Ma, a ben vedere, questa interpretazione, appare poco soddisfacente, riguardando i casi piuttosto rari (se non improbabili) in cui l’avvocato è scelto come testimonial di prodotti commerciali che -in teoria- sarebbe in grado di promuovere efficacemente presso il pubblico sol perché svolge la professione di avvocato. Il che, al di là del prestigio che la professione forense effettivamente risucote presso il pubblico dei consumatori, risulterebbe forse una esegesi un po’ presuntuosa.
Proviamo ad immaginare, allora, un diverso e più esteso ambito di applicazione della norma.

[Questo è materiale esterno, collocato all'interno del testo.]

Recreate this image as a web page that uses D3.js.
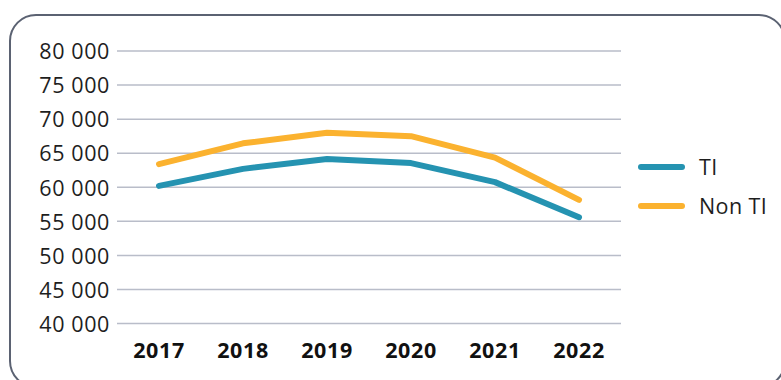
<!DOCTYPE html>
<html>
<head>
<meta charset="utf-8">
<script src="https://cdn.jsdelivr.net/npm/d3@7"></script>
<style>
  html, body { margin: 0; padding: 0; background: #fff; }
  svg { display: block; }
</style>
</head>
<body>
<svg id="chart" width="781" height="380"></svg>
<script>
// Yearly values for the two groups
const years = ["2017", "2018", "2019", "2020", "2021", "2022"];
const tiValues = [60200, 62700, 64150, 63550, 60750, 55600];
const nonTiValues = [63400, 66450, 68000, 67500, 64350, 58150];
const yTicks = [40000, 45000, 50000, 55000, 60000, 65000, 70000, 75000, 80000];
const seriesNames = ["TI", "Non TI"];
const seriesColors = ["#2593b1", "#fbb22f"];

const svg = d3.select("#chart");

// Rounded frame around the chart
svg.append("rect")
  .attr("x", 10).attr("y", 15)
  .attr("width", 775).attr("height", 372)
  .attr("rx", 26).attr("ry", 26)
  .attr("fill", "none")
  .attr("stroke", "#5b6272")
  .attr("stroke-width", 2);

const x = d3.scaleBand().domain(years).range([117, 621]);
const y = d3.scaleLinear().domain([40000, 80000]).range([323.5, 51]);

// Horizontal gridlines
svg.append("g")
  .selectAll("line")
  .data(yTicks)
  .join("line")
  .attr("x1", 117).attr("x2", 621)
  .attr("y1", d => y(d)).attr("y2", d => y(d))
  .attr("stroke", "#b9bdc9")
  .attr("stroke-width", 1.5);

// Y axis labels (space as thousands separator)
const fmt = d => d3.format(",")(d).replace(/,/g, " ");
const yAxis = d3.axisLeft(y).tickValues(yTicks).tickFormat(fmt).tickSize(0).tickPadding(0);
const gy = svg.append("g").attr("transform", "translate(110,0)").call(yAxis);
gy.select(".domain").remove();
gy.selectAll("text")
  .attr("font-family", "'Open Sans', sans-serif")
  .attr("font-size", 21.5)
  .attr("letter-spacing", 0.6)
  .attr("dy", "0.36em")
  .attr("fill", "#1e1e1e");

// X axis labels
const xAxis = d3.axisBottom(x).tickSize(0).tickPadding(0);
const gx = svg.append("g").attr("transform", "translate(0,0)").call(xAxis);
gx.select(".domain").remove();
gx.selectAll("text")
  .attr("y", 358)
  .attr("dy", 0)
  .attr("font-family", "'Open Sans', sans-serif")
  .attr("font-weight", "bold")
  .attr("font-size", 21.5)
  .attr("letter-spacing", 0.6)
  .attr("fill", "#111");

// Lines
const line = d3.line()
  .x((d, i) => x(years[i]) + x.bandwidth() / 2)
  .y(d => y(d));

[tiValues, nonTiValues].forEach((vals, k) => {
  svg.append("path")
    .datum(vals)
    .attr("d", line)
    .attr("fill", "none")
    .attr("stroke", seriesColors[k])
    .attr("stroke-width", 6)
    .attr("stroke-linecap", "round")
    .attr("stroke-linejoin", "round");
});

// Legend
const legend = svg.append("g")
  .selectAll("g")
  .data(seriesNames)
  .join("g")
  .attr("transform", (d, i) => `translate(641, ${167 + i * 39})`);
legend.append("line")
  .attr("x1", 0).attr("x2", 41)
  .attr("stroke", (d, i) => seriesColors[i])
  .attr("stroke-width", 6)
  .attr("stroke-linecap", "round");
legend.append("text")
  .attr("x", 58).attr("y", 0)
  .attr("dy", "0.36em")
  .attr("font-family", "'Open Sans', sans-serif")
  .attr("font-size", 21.5)
  .attr("letter-spacing", 0.4)
  .attr("fill", "#1e1e1e")
  .text(d => d);
</script>
</body>
</html>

E tale ambito potrebbe essere la c.d. pubblicità “indiretta”, cioè quella in cui l’avvocato non promuove direttamente le qualità del proprio studio legale, ma lo fa appunto in modo indiretto, come nei casi classici di “finte” interviste, rubriche nei media, eccetera (per alcune ipotesi deontologicamente rilevanti, cfr. Consiglio Nazionale Forense (pres. f.f. Perfetti, rel. Pisano), sentenza del 10 giugno 2014, n. 83).
Ebbene, rimanendo nell’ambito della “pubblicità” indiretta MA conforme ai principi generali di decoro, dignità, ecc. (per un caso opposto cfr. Consiglio Nazionale Forense (pres. Alpa Guido, rel. Vermiglio Carlo), sentenza n. 211 del 10 Dicembre 2007, che si è occupata del cao in cui l’avvocato aveva pubblicizzato il proprio studio legale pubblicando sul sito web la foto della moglie in abbigliamento discinto), immaginiamo allora il caso dell’avvocato che pubblica sul paginone centrale del più importante quotidiano nazionale una propria foto -decorosa, dignitosa (quindi in perfetta linea coi principi generali)- nella classica posa a braccia conserte con la scritta “entra a far parte del mio team”.
Ora, tale pubblicazione, ancorché diretta a potenziali collaboratori di studio, è comunque una forma di pubblicità (indiretta) verso potenziali clienti, nei cui confronti il messaggio è quello di uno studio legale facoltoso che può permettersi pubblicità costose, che cerca collaboratori perché ha tanto lavoro, insomma l’immagine di un professionista di successo: lo stesso messaggio che passerebbe se l’avvocato in questione si promuovesse -in modo diretto- come “l’avvocato più bravo della città” (che tuttavia sarebbe illecita perché comparativa ex art. 17 e 35 cdf).
La citata pubblicità nel paginone centrale, invece, non è comparativa, può essere altrsì confezionata in modo rispettoso dei principi generali in tema di decoro, dignità ecc., quindi è formalmene lecita.
Senonché NON fa “riferimento alla natura e ai limiti dell’obbligazione professionale” (art. 10 L. 247/2012 e art. 17 comma 3 cdf), sicché può assumere rilievo deontologico quale pubblicità “indiretta”.
L’ambito di applicazione del principio in esame, quindi, appare proprio la pubblicità indiretta, che è un escamotage spesso usato per aggirare i limiti alle informazioni sull’esercizio della professione, con modalità che, nella sostanza, mantengono disvalore deontologico (Consiglio Nazionale Forense (pres. f.f. CRICRI’, rel. DE MICHELE), sentenza del 24 settembre 2005, n. 126).